A 2014 meta-analysis found that unlike non-selective beta-blockers, β_{1} selective beta-blockers (bisoprolol) showed only a small impact on lung function, with patients remaining responsive to salbutamol (β_{2} -agonist) rescue therapy and endorses the use of bisoprolol in select patients with controlled asthma. This was supported by a 2020 clinical trial where bisoprolol had no significant impact on bronchodilation post salbutamol administration.

== Pharmacology ==
=== Mechanism of action ===
Bisoprolol is cardioprotective because it selectively and competitively blocks catecholamine (adrenaline) stimulation of β_{1} adrenergic receptors (adrenoreceptors), which are mainly found in the heart muscle cells and heart conduction tissue (cardiospecific), but also found in juxtaglomerular cells in the kidney. Normally, adrenaline and noradrenaline stimulation of the β_{1} adrenoreceptor activates a signalling cascade (Gs protein and cAMP) which ultimately leads to increased myocardial contractility and increased heart rate of the heart muscle and heart pacemaker, respectively.

Bisoprolol competitively blocks the activation of this cascade, so decreases the adrenergic tone/stimulation of the heart muscle and pacemaker cells. Decreased adrenergic tone shows less contractility of heart muscle and lowered heart rate of pacemakers.

==== β_{1}-selectivity ====
Bisoprolol β_{1}-selectivity is especially important in comparison to other nonselective beta blockers. The effects of the drug are limited to areas containing β_{1} adrenoreceptors, which are mainly the heart and part of the kidney. Bisoprolol, whilst β_{1} adrenoceptor selective can help patients to avoid certain side-effects associated with non-selective beta-blocker activity at additional adrenoceptors (α_{1} and β_{2}), it does not signify its superiority in treating beta-blocker indicated cardiac conditions such as heart failure but could prove beneficial to patients with specific comorbidities.

Bisoprolol has a higher degree of β_{1}-selectivity compared to atenolol, metoprolol and betaxolol. With a selectivity ranging from being 11 to 15 times more selective for β_{1} over β_{2}. However, nebivolol is approximately 3.5 times more β_{1}-selective.

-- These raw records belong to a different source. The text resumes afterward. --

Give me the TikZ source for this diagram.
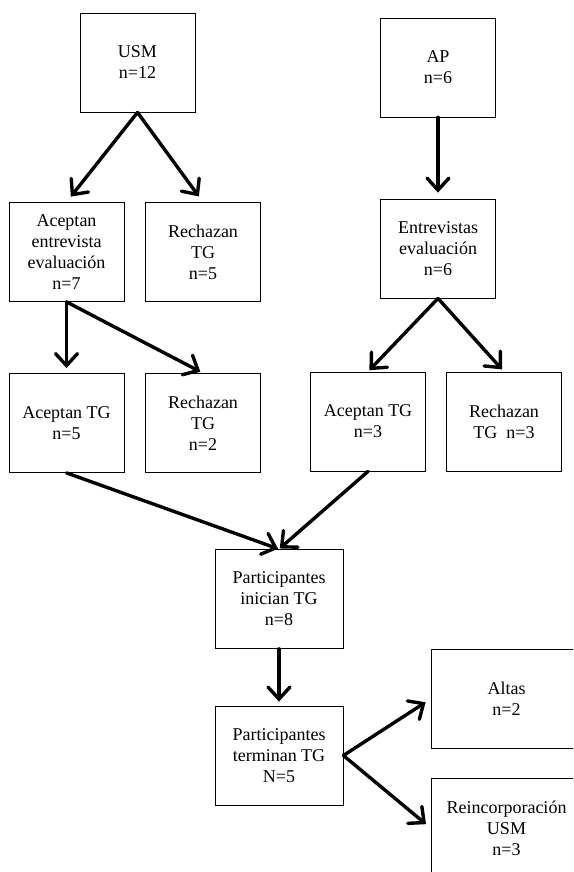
\documentclass[tikz,border=0pt]{standalone}
\usepackage{fontspec}
\setmainfont{Liberation Serif}
\usetikzlibrary{positioning}
\usetikzlibrary{arrows.meta}

\begin{document}
\begin{tikzpicture}[x=1pt, y=-1pt,
  main/.style = {draw, rectangle, line width=0.8pt, align=center, minimum width=115pt, minimum height=99pt, inner sep=2pt, font=\fontsize{18}{21}\selectfont},
  flow/.style = {line width=3.4pt, line cap=round, -{Straight Barb[length=12pt, width=22pt, line cap=round]}}]
\clip (0,0) rectangle (573,872);
\node[main] (1) at (137.5,62.5) {USM\\n=12};
\node[main] (2) at (438,67.5) {AP\\n=6};
\node[main] (3) at (66.5,252) {Aceptan\\entrevista\\evaluación\\n=7};
\node[main] (4) [right of=3, node distance=136.5pt] {Rechazan\\TG\\n=5};
\node[main] (5) [below of=2, node distance=181pt] {Entrevistas\\evaluación\\n=6};
\node[main] (6) [below of=3, node distance=171pt] {Aceptan TG\\n=5};
\node[main] (7) [right of=6, node distance=136.5pt] {Rechazan\\TG\\n=2};
\node[main] (8) at (368,421.5) {Aceptan TG\\n=3};
\node[main] (9) [right of=8, node distance=136pt] {Rechazan\\TG\ \ n=3};
\node[main, minimum width=128pt] (10) at (279,599) {Participantes\\inician TG\\n=8};
\node[main, minimum width=128pt] (11) [below of=10, node distance=156.5pt] {Participantes\\terminan TG\\N=5};
\node[main, minimum width=151pt] (12) at (506.5,699) {Altas\\n=2};
\node[main, minimum width=151pt, minimum height=100pt] (13) [below of=12, node distance=129pt] {Reincorporación\\USM\\n=3};
\path (1.south) edge [flow, shorten >=7pt] (3.north);
\path (1.south) edge [flow, shorten >=7pt] (4.north);
\path (2.south) edge [flow, shorten >=6pt] (5.north);
\path (3.south) edge [flow, shorten >=5pt] (6.north);
\path (3.south) edge [flow, shorten >=3pt] (7.north);
\path (5.south) edge [flow, shorten >=2pt] (8.north);
\path (5.south) edge [flow, shorten >=3pt] (9.north);
\path (6.south) edge [flow, shorten >=1pt] (10.north);
\path (8.south) edge [flow, shorten >=1pt] (10.north);
\path (10.south) edge [flow, shorten >=4pt] (11.north);
\path (11.east) edge [flow, shorten >=6pt] (12.west);
\path (11.east) edge [flow, shorten >=6pt] (13.west);
%\path (4.south) edge [flow] (7.north);
\end{tikzpicture}
\end{document}
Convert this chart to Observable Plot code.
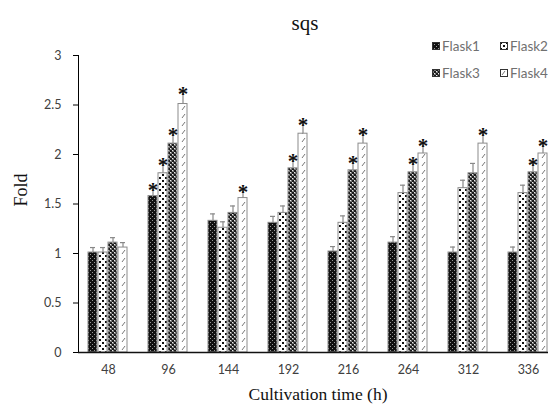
<!DOCTYPE html>
<html>
<head>
<meta charset="utf-8">
<script src="https://cdn.jsdelivr.net/npm/d3@7"></script>
<script src="https://cdn.jsdelivr.net/npm/@observablehq/plot@0.6"></script>
<style>
  html, body { margin: 0; padding: 0; background: #fff; }
  #wrap { position: relative; width: 548px; height: 406px; overflow: hidden; background: #fff; }
  #chart { position: absolute; left: 0; top: 0; width: 558px; }
  #chart svg { max-width: none !important; }
  #chart svg g[aria-label*="axis"] text { fill: #404040; }
  .lbl { position: absolute; font-family: "Liberation Serif", serif; color: #111; white-space: nowrap; line-height: 1; }
  #title { left: 305px; top: 13px; transform: translateX(-50%); font-size: 21px; }
  #xlab { left: 318px; top: 386px; transform: translateX(-50%); font-size: 17.5px; }
  #ylab { left: 21px; top: 190px; transform: translate(-50%, -50%) rotate(-90deg); font-size: 18px; }
  #legend { position: absolute; left: 432px; top: 38px; font-family: Lato, sans-serif; font-size: 13.5px; color: #707070; }
  #legend .item { position: absolute; display: flex; align-items: center; white-space: nowrap; line-height: 16px; }
  #legend svg { margin-right: 2px; }
</style>
</head>
<body>
<svg width="0" height="0" style="position:absolute">
  <defs>
    <pattern id="p1" width="4" height="4" patternUnits="userSpaceOnUse">
      <rect width="4" height="4" fill="#111"/>
      <rect x="0" y="0" width="1" height="1" fill="#999"/>
      <rect x="2" y="2" width="1" height="1" fill="#999"/>
    </pattern>
    <pattern id="p2" width="6" height="6" patternUnits="userSpaceOnUse">
      <rect width="6" height="6" fill="#fff"/>
      <rect x="0" y="0" width="2" height="2" fill="#111"/>
      <rect x="3" y="3" width="2" height="2" fill="#111"/>
    </pattern>
    <pattern id="p3" width="4" height="4" patternUnits="userSpaceOnUse">
      <rect width="4" height="4" fill="#777"/>
      <rect x="0" y="0" width="2" height="2" fill="#1a1a1a"/>
      <rect x="2" y="2" width="2" height="2" fill="#1a1a1a"/>
      <rect x="2" y="0" width="1" height="1" fill="#eee"/>
      <rect x="0" y="2" width="1" height="1" fill="#eee"/>
    </pattern>
    <pattern id="p4" width="8" height="8" patternUnits="userSpaceOnUse">
      <rect width="8" height="8" fill="#fff"/>
      <line x1="2" y1="6" x2="5" y2="2" stroke="#777" stroke-width="1"/>
    </pattern>
  </defs>
</svg>
<div id="wrap">
  <div id="chart"></div>
  <div class="lbl" id="title">sqs</div>
  <div class="lbl" id="xlab">Cultivation time (h)</div>
  <div class="lbl" id="ylab">Fold</div>
  <div id="legend"></div>
</div>
<script>
const times = ["48", "96", "144", "192", "216", "264", "312", "336"];
const flasks = ["Flask1", "Flask2", "Flask3", "Flask4"];
const flask1 = [1.01, 1.58, 1.33, 1.31, 1.02, 1.11, 1.01, 1.01];
const flask2 = [1.01, 1.81, 1.26, 1.41, 1.31, 1.61, 1.66, 1.61];
const flask3 = [1.11, 2.11, 1.41, 1.86, 1.84, 1.82, 1.81, 1.82];
const flask4 = [1.06, 2.51, 1.56, 2.21, 2.11, 2.01, 2.11, 2.01];
const err1 = [0.05, 0.08, 0.07, 0.065, 0.05, 0.06, 0.055, 0.055];
const err2 = [0.05, 0.10, 0.06, 0.07, 0.07, 0.08, 0.08, 0.08];
const err3 = [0.05, 0.11, 0.07, 0.09, 0.09, 0.10, 0.10, 0.09];
const err4 = [0.05, 0.12, 0.08, 0.11, 0.11, 0.10, 0.11, 0.10];
const sig1 = [0, 1, 0, 0, 0, 0, 0, 0];
const sig2 = [0, 1, 0, 0, 0, 0, 0, 0];
const sig3 = [0, 1, 0, 1, 1, 1, 0, 1];
const sig4 = [0, 1, 1, 1, 1, 1, 1, 1];
const yTicks = [0, 0.5, 1, 1.5, 2, 2.5, 3];
const patterns = ["url(#p1)", "url(#p2)", "url(#p3)", "url(#p4)"];

const vals = [flask1, flask2, flask3, flask4];
const errs = [err1, err2, err3, err4];
const sigs = [sig1, sig2, sig3, sig4];
const rows = [];
times.forEach((t, i) => flasks.forEach((f, j) => {
  rows.push({time: t, flask: f, value: vals[j][i], err: errs[j][i], sig: !!sigs[j][i]});
}));

const chart = Plot.plot({
  width: 558,
  height: 406,
  marginTop: 55,
  marginBottom: 54,
  marginLeft: 78,
  marginRight: 0,
  style: {fontFamily: "Lato, sans-serif", fontSize: "12.5px", color: "#000", background: "transparent", maxWidth: "none"},
  facet: {data: rows, x: "time"},
  fx: {domain: times, padding: 0, axis: "bottom", tickSize: 0, tickPadding: 13, label: null},
  x: {domain: flasks, axis: null, paddingInner: 0.09, paddingOuter: 0.845},
  y: {domain: [0, 3], ticks: yTicks, tickFormat: d => String(d), tickSize: 5, tickPadding: 12, line: true, label: null, grid: false},
  color: {domain: flasks, range: patterns, legend: false},
  marks: [
    Plot.barY(rows, {x: "flask", y: "value", fill: "flask", stroke: "#8c8c8c", strokeWidth: 1}),
    Plot.ruleX(rows, {x: "flask", y1: "value", y2: d => d.value + d.err, stroke: "#888", strokeWidth: 1.2}),
    Plot.tickY(rows, {x: "flask", y: d => d.value + d.err, stroke: "#888", strokeWidth: 1.2, insetLeft: 2, insetRight: 2}),
    Plot.text(rows, {filter: d => d.sig, x: "flask", y: d => d.value + d.err, text: () => "*", lineAnchor: "bottom", dy: 9, fontSize: 21, fontWeight: "bold", fontFamily: "Liberation Serif, serif", fill: "#111"}),
    Plot.ruleY([0], {stroke: "#111", strokeWidth: 1.5})
  ]
});
document.getElementById("chart").appendChild(chart);

// legend
const legend = document.getElementById("legend");
const legendPos = [[0, 0], [68, 0], [0, 27], [68, 27]];
flasks.forEach((f, j) => {
  const item = document.createElement("div");
  item.className = "item";
  item.style.left = legendPos[j][0] + "px";
  item.style.top = legendPos[j][1] + "px";
  item.innerHTML = `<svg width="8" height="8"><rect x="0.5" y="0.5" width="7" height="7" fill="${patterns[j]}" stroke="#333" stroke-width="1"/></svg><span>${f}</span>`;
  legend.appendChild(item);
});
</script>
</body>
</html>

==== Renin-angiotensin system ====
Bisoprolol inhibits renin secretion by about 65% and tachycardia by about 30%.

=== Pharmacokinetics ===
After ingestion, bisoprolol is absorbed and has a high bioavailability of approximately 90% with a plasma half-life of 10–12 hours. Typically, half the circulating bisoprolol is metabolized by the liver, the rest passing unchanged through the kidneys before elimination; less than 2% may be excreted in the feces.

Bisoprolol is soluble in both lipids and water. It is classified as a beta blocker with moderate lipophilicity and hence intermediate potential for crossing the blood–brain barrier. This in turn may result in fewer effects in the central nervous system as well as a lower risk of neuropsychiatric side effects than highly lipophilic beta blockers like propranolol but greater such effects than beta blockers with low lipophilicity like atenolol.

The plasma protein binding of bisoprolol is approximately 35%, the volume of distribution is 3.5 L/kg and the total clearance is approximately 15 L/h. Bisoprolol is eliminated from the body in two ways - 50% of the substance is converted in the liver to inactive metabolites, which are then excreted in the kidneys. The remaining 50% is eliminated unchanged via the kidneys. Since elimination is equal in liver and kidney, no dose adjustment is required in patients with hepatic or renal impairment.

The pharmacokinetics of bisoprolol are linear and independent of age.

In patients with chronic heart failure, the plasma level of bisoprolol is higher and the half-life is longer than in healthy subjects when compared across studies. There is a lack of evidence directly comparing bisoprolol pharmacokinetics between healthy subjects and chronic heart failure subjects.

==Chemistry==
The experimental log P of bisoprolol is 1.87 to 2.2.